Varanasi – India: Las aguas sagradas del Ganges
Adelanto de AUTOSTOP: CRONICAS E HISTORIAS DE UN MUNDO QUE YA NO SERÁ IGUAL. Un libro de Juan Ignacio Provéndola editado por Sudestada.
La India es enorme, casi infinita. Observarla es asomarse por una ventanita, echar una mirada y guardar apenas un retazo de algo que jamás podrá ser abarcado. Sin embargo uno de los recortes más aproximados a la imagen totalizadora se puede ver en los 300 metros finales de Dasaswamedh, la calle que une el último acceso vehicular con la entrada más simbólica y emblemática del Ganges. Desde su nacimiento en los Himalayas hasta la desembocadura en el golfo de Bengala, el río se extiende a lo largo de 2500 kilómetros, pero es en su paso por la ciudad sagrada de Varanasi donde alcanza la mayor espectacularidad religiosa y espiritual.

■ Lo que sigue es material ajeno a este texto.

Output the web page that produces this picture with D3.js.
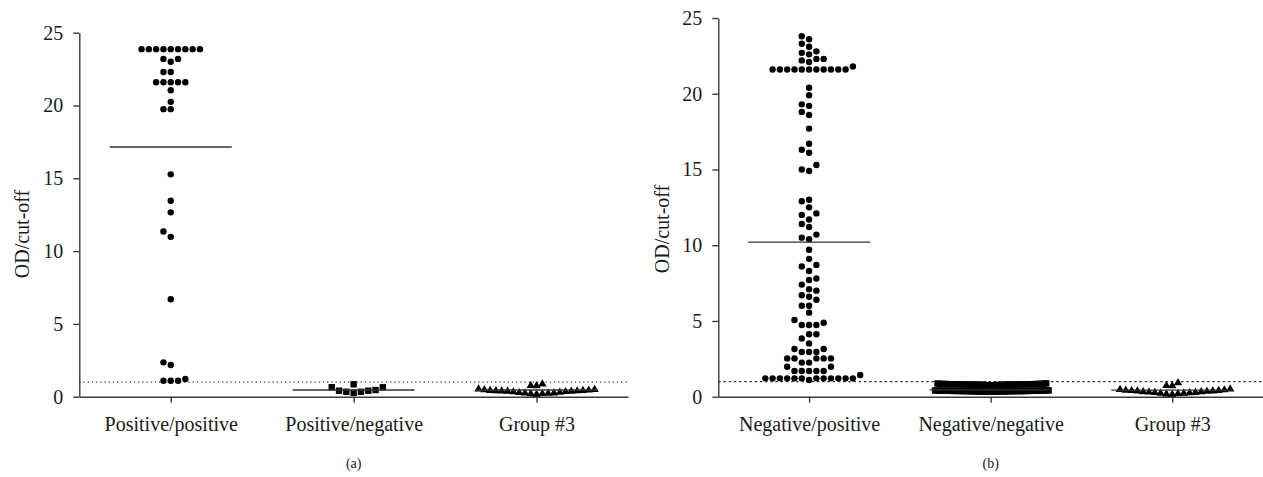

Allí deben ir los creyentes del hinduismo al menos una vez en su vida para limpiar los pecados y purificar el alma, pero primero deberán recorrer esos 300 metros finales a pie en los que se condensan todas las contradicciones de un país que tensa la austeridad de los Saddhus ascetas con la ostentación obscena de los marajás aún vigentes en sus palacios, los lagos artificiales del Rajastán con los ríos más contaminados del mundo, las fragancias del sándalo y el incienso con el omnipresente hedor a meo, humo y basura, y el silencio contemplativo de los meditantes con el batifondo insoportable de autos, micros y tricicletas (los rickshaws, el transporte del Lejano Oriente), quienes parecen codificar con sus motores y bocinas un diálogo secreto en una clave morse que nunca calla.
La procesión comienza cuando el sol aún no salió. Puestitos de comida se montan entre bosta de vaca que puede ser de hace diez días o diez minutos; también se venden ofrendas florales, postales, llaveros y palitos de neem, cuyas propiedades antisépticas higienizan la boca. Sobre el final, unas amplias escalinatas conducen a las aguas del Ganges, donde la gente nada, se baña e incluso bebe de unos de los cinco ríos más intoxicados del mundo por culpa de los desechos industriales o de las 120 ciudades que sirven sus excreciones sobre el cauce, algo común en un país donde sólo ocho de los 3120 distritos tienen sistemas para tratar sus aguas. Río adentro puede verse el espectáculo más significativo del Ganges: las cremaciones. Son piras funerarias asistidas por deudos, turistas y curiosos. Todos miran en silencio mientras la madera y los huesos crepitan en un mismo fuego y sólo el aullido de un perro hambriento parece darle dimensión humana al dolor. Es que la muerte significa apenas un paso más de una existencia que trasciende las vicisitudes de la carne. Cinco veces al día se producen los aartis, ceremonias donde los sacerdotes encienden unas mechas que parecen candelabros y las giran durante largos minutos mientras suenan campanas y la cadencia cansina del harmonien, un instrumento de fuelles que parece llorar las mismas tristezas que nuestro bandoneón arrabalero.
Además de ese ritual parecido al de la misa católica, la esencia del hinduismo comparte varias similitudes con las religiones occidentales: libros sagrados de procedencia suprema que fueron revelados a determinadas personas, templos voluptuosos, la búsqueda de la trascendencia espiritual, la justicia divina como compensación redentora de las buenas acciones y hasta la presencia de una trinidad superior (compuesta por Brahma, el creador, y Vishnú y Shiva, los más populares), además de la adoración de figuras sagradas, en este caso representadas por miles y miles de dioses. La crisis de la sociedad de consumo occidental encontró en el hinduismo un refugio hacia donde escapar. Y, con eso, llegó la mercantilización de la antimercantilización: cursos fast-food de yoga, relajación a domicilio, libros de autoayuda para desconsolados sin remedio, gurúes montados sobre corporaciones millonarias y el acceso a la espiritualidad como si se tratara de un spa. En todo caso la verdad (si es que acaso existe y no es sólo una entelequia construida por el hombre) podrá estar en cualquier lado, pero nunca demasiado lejos de uno mismo.